Friday, August 12, 2011

Mastering Easel Painting

My new class came for the first time last week. I watched them explore and discover what's around the room. We had easel painting, of course, with just blue paint. As one little girl painted, she said, "Where is the pink paint?" "We'll have pink paint another time," I said. That exchange reminded me of a similar discussion last year. Here's a repost of how we become masters at easel painting.

"L" was first in the classroom and began to build with the blocks. He looked around the room as he built and saw the easel. "We have yellow paint today?" he asked.

"Yes," I said. "We had red paint last week and yellow paint this week."

"I wonder if we'll ever have blue paint," he said wistfully.

"I'll tell Mrs. Cindy and we can have blue paint next week," I said. I smiled and we continued to build together.

My new class is helping me see things in my room again through fresh eyes. They remind me that some things are new and different for them, things that have become familiar to me. One of those things is the easel. An easel has become one of those indispensable things for my classroom. We use it every week, usually for painting.

For these young 5s at the beginning of the year, we offer one color of paint. That allows us to practice and master the skills of using the easel:
  •  Put on a smock before painting
  • Tap the brush along the edge before using it on the paper (to remove the extra paint drips)
  • Control the brush to make the marks just like we want them (even though we end up covering the entire paper with paint)
  • Paint only the paper (and not the clips, paint can tops, and so forth)
  • Ask for a turn so our names can go on the waiting list; and being patient, knowing that we'll get a turn (even if we must wait until next time for a turn)
In a couple of weeks, we'll add an additional color of paint. By then we'll be easel painting experts.

(The original post has some other ideas for using the easel. We use it every week in some way.)

I can't wait to see how this new class will help me see things in a new way - and remind me of all those lessons I thought I learned but need to learn again. 


  1. Can you say more about your decision to introduce one color of paint at a time? I've not thought about this and would be interested to know more.

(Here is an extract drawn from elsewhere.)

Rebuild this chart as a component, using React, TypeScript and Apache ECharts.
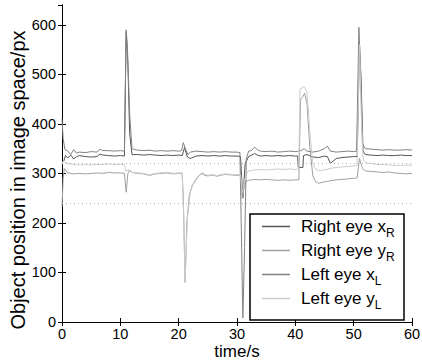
import React, { useEffect, useRef } from "react";
import * as echarts from "echarts";

// time/s vs position/px
const xL: [number, number][] = [
  [0, 410], [0.2, 370], [0.5, 348], [1, 345], [1.5, 338], [2, 348], [2.5, 341], [3, 343], [4, 342], [5, 344], [6, 343], [6.5, 349],
  [7, 346], [8, 346], [9, 345], [10, 346], [10.7, 345], [11, 590], [11.2, 560], [11.6, 420], [12, 350], [12.5, 348], [13, 347],
  [14, 346], [15, 347], [16, 345], [17, 346], [18, 345], [19, 346], [20, 345], [20.5, 346], [20.8, 362], [21.2, 348], [21.6, 338],
  [22, 343], [23, 345], [24, 344], [25, 343], [26, 344], [27, 343], [28, 344], [29, 343], [30, 343], [30.5, 342], [30.8, 150],
  [31, 8], [31.3, 150], [31.6, 330], [32, 345], [32.5, 346], [33, 353], [33.5, 348], [34, 345], [35, 344], [36, 345], [37, 343],
  [38, 344], [39, 345], [40, 344], [40.5, 345], [41, 346], [41.5, 350], [42, 345], [43, 343], [44, 345], [45, 350], [45.5, 355],
  [46, 345], [47, 343], [48, 344], [49, 345], [50, 344], [50.5, 345], [50.9, 595], [51.2, 500], [51.5, 360], [52, 350], [53, 349],
  [54, 348], [55, 347], [56, 348], [57, 347], [58, 347], [59, 348], [60, 347],
];

const xR: [number, number][] = [
  [0.3, 325], [0.6, 336], [1, 331], [1.5, 337], [2, 329], [2.5, 334], [3, 336], [4, 334], [5, 333], [6, 334], [6.5, 339], [7, 337],
  [8, 336], [9, 335], [10, 336], [10.7, 335], [11, 585], [11.3, 520], [11.6, 380], [12, 338], [13, 338], [14, 337], [15, 338],
  [16, 337], [17, 336], [18, 337], [19, 336], [20, 337], [20.6, 336], [21, 352], [21.5, 333], [22, 330], [23, 335], [24, 336],
  [25, 335], [26, 336], [27, 335], [28, 336], [29, 335], [30, 335], [30.6, 334], [31, 250], [31.4, 320], [32, 334], [33, 340],
  [33.5, 337], [34, 335], [35, 336], [36, 335], [37, 336], [38, 335], [39, 336], [40, 335], [40.4, 335], [40.5, 312], [41.3, 312],
  [41.4, 336], [42, 338], [43, 333], [44, 332], [45, 335], [45.5, 334], [46, 320], [46.5, 325], [47, 330], [48, 332], [49, 333],
  [50, 334], [50.6, 334], [51, 560], [51.3, 480], [51.6, 345], [52, 338], [53, 337], [54, 336], [55, 337], [56, 336], [57, 336],
  [58, 337], [59, 336], [60, 336],
];

const yR: [number, number][] = [
  [0, 232], [0.2, 290], [0.4, 310], [0.7, 305], [1, 301], [2, 299], [3, 300], [4, 299], [5, 300], [6, 301], [7, 300], [8, 302],
  [9, 301], [10, 301], [10.7, 300], [11, 262], [11.3, 300], [11.6, 307], [12, 302], [13, 300], [14, 299], [15, 296], [16, 299],
  [17, 300], [18, 301], [19, 299], [20, 300], [20.6, 300], [20.8, 250], [21.1, 80], [21.4, 200], [21.8, 255], [22.3, 275],
  [23, 288], [23.5, 295], [24, 300], [24.5, 296], [25, 295], [26, 297], [26.5, 294], [27, 296], [28, 298], [29, 297], [30, 296],
  [30.6, 297], [30.9, 250], [31.2, 270], [31.6, 285], [32, 286], [33, 288], [34, 287], [35, 288], [36, 287], [37, 286], [38, 287],
  [39, 286], [40, 287], [40.6, 287], [40.9, 450], [41.3, 455], [41.6, 462], [42, 440], [42.5, 350], [43, 295], [43.5, 283],
  [44, 280], [45, 283], [46, 285], [47, 287], [48, 288], [49, 289], [50, 290], [50.6, 291], [51, 330], [51.5, 310], [52, 305],
  [53, 304], [54, 303], [55, 302], [56, 303], [57, 301], [58, 300], [59, 299], [60, 300],
];

const yL: [number, number][] = [
  [0, 318], [0.2, 325], [0.5, 322], [1, 320], [2, 318], [3, 317], [4, 318], [5, 317], [6, 318], [7, 318], [8, 319], [9, 318],
  [10, 318], [10.7, 318], [11, 303], [11.3, 308], [11.7, 304], [12, 302], [13, 301], [14, 300], [15, 297], [16, 300], [17, 301],
  [18, 302], [19, 300], [20, 301], [20.6, 301], [20.9, 200], [21.1, 82], [21.5, 210], [22, 262], [22.5, 280], [23, 290],
  [24, 302], [24.5, 298], [25, 296], [26, 298], [26.5, 295], [27, 297], [28, 299], [29, 298], [30, 297], [30.6, 298], [30.9, 260],
  [31.2, 280], [31.6, 298], [32, 305], [33, 307], [34, 308], [35, 307], [36, 308], [37, 309], [38, 308], [39, 309], [40, 308],
  [40.6, 309], [40.8, 470], [41.5, 475], [42, 465], [42.5, 380], [43, 320], [43.5, 308], [44, 306], [45, 307], [46, 310],
  [47, 312], [48, 313], [49, 314], [50, 315], [50.6, 316], [51, 560], [51.3, 420], [51.6, 330], [52, 322], [53, 320], [54, 318],
  [55, 318], [56, 317], [57, 316], [58, 316], [59, 317], [60, 316],
];

const seriesNames = ["Right eye xR", "Right eye yR", "Left eye xL", "Left eye yL"];
const seriesColors = ["#555555", "#a0a0a0", "#828282", "#cccccc"];
const refLines = [320, 240];
const yTitle = "Object position in image space/px";

const FONT = "'Liberation Sans', Arial, Helvetica, sans-serif";

export default function App() {
  const ref = useRef<HTMLDivElement>(null);
  useEffect(() => {
    if (!ref.current) return;
    const chart = echarts.init(ref.current, undefined, { renderer: "svg" });
    const datasets = [xR, yR, xL, yL];
    const axisCommon = {
      axisLine: { show: true, lineStyle: { color: "#000", width: 1 } },
      axisTick: { show: true, inside: true, length: 4, lineStyle: { color: "#000" } },
      splitLine: { show: false },
    };
    chart.setOption({
      animation: false,
      backgroundColor: "#fff",
      textStyle: { fontFamily: FONT },
      grid: { left: 62, right: 10, top: 5, bottom: 42, containLabel: false, outerBoundsMode: "none" },
      xAxis: [
        {
          type: "value", min: 0, max: 60, interval: 10, position: "bottom",
          name: "time/s", nameLocation: "middle", nameGap: 21, nameMoveOverlap: false,
          nameTextStyle: { fontSize: 17, color: "#000", fontFamily: FONT, lineHeight: 17 },
          axisLabel: { fontSize: 14.5, color: "#000", margin: 5, fontFamily: FONT, lineHeight: 14 },
          ...axisCommon,
        },
        {
          type: "value", min: 0, max: 60, interval: 10, position: "top",
          axisLabel: { show: false },
          ...axisCommon,
        },
      ],
      yAxis: [
        {
          type: "value", min: 0, max: 640, interval: 100, position: "left",
          axisLabel: { fontSize: 14.5, color: "#000", margin: 6, showMaxLabel: false, fontFamily: FONT },
          ...axisCommon,
        },
        {
          type: "value", min: 0, max: 640, interval: 100, position: "right",
          axisLabel: { show: false },
          ...axisCommon,
        },
      ],
      legend: {
        orient: "vertical",
        left: 250,
        top: 212,
        padding: [6, 0, 0, 12],
        itemGap: 3,
        itemWidth: 28,
        itemHeight: 1.5,
        icon: "rect",
        z: 6,
        data: seriesNames,
        formatter: (n: string) => `{m|${n.slice(0, -1)}}{s|${n.slice(-1)}}`,
        textStyle: {
          fontFamily: FONT,
          fontSize: 17,
          color: "#000",
          rich: {
            m: { fontSize: 17, lineHeight: 17, verticalAlign: "top", color: "#000", padding: [0, 0, 0, 6], fontFamily: FONT },
            s: { fontSize: 12, lineHeight: 12, verticalAlign: "top", color: "#000", padding: [9, 0, 0, 0], fontFamily: FONT },
          },
        },
      },
      graphic: [
        {
          type: "rect",
          z: 5,
          shape: { x: 250, y: 214, width: 154, height: 106 },
          style: { fill: "#fff", stroke: "#000", lineWidth: 1.5 },
        },
        {
          type: "text",
          z: 5,
          x: 18,
          y: 180,
          rotation: Math.PI / 2,
          style: {
            text: yTitle,
            fontSize: 20,
            fontFamily: FONT,
            fill: "#000",
            align: "center",
            verticalAlign: "middle",
          },
        },
      ],
      series: datasets.map((d, i) => ({
        name: seriesNames[i],
        type: "line",
        data: d,
        symbol: "none",
        showSymbol: false,
        color: seriesColors[i],
        lineStyle: { width: 1, color: seriesColors[i] },
        z: 2 + i * 0.1,
        markLine:
          i === 0
            ? {
                silent: true,
                symbol: ["none", "none"],
                label: { show: false },
                lineStyle: { type: [1, 3], color: "#b0b0b0", width: 1 },
                data: refLines.map((v) => ({ yAxis: v })),
              }
            : undefined,
      })),
    });
    return () => chart.dispose();
  }, []);
  return (
    <div
      ref={ref}
      style={{ position: "absolute", left: 0, top: 0, width: 422, height: 364 }}
    />
  );
}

  2. We have only one color of paint at the beginning so that we have only one cup and one brush. Kids can concentrate on pulling out the brush, wiping it on the side (if needed), and getting the brush to the paper. They learn control of the brush - making the brush do what you want on the paper. Kids can focus more on process than on using both/all of the colors. After a few weeks, kids are much more comfortable with the entire easel-painting process so we have 2 colors at a time. This has really worked for us to help the kids feel comfortable with using the paint at the easel before giving too many other choices.

  3. I may try this too Scott! I haven't made my easel introduction plans yet:) We start a week from next Tuesday!

  4. Hmm. I hadn't thought of using the easel as a "skill," but you're right. It absolutely is! I just try to always have paint available. Sometimes that's not always possible, but I've learned a few paint stretching tricks over the years. Hmm...You've got me thinking. Thanks!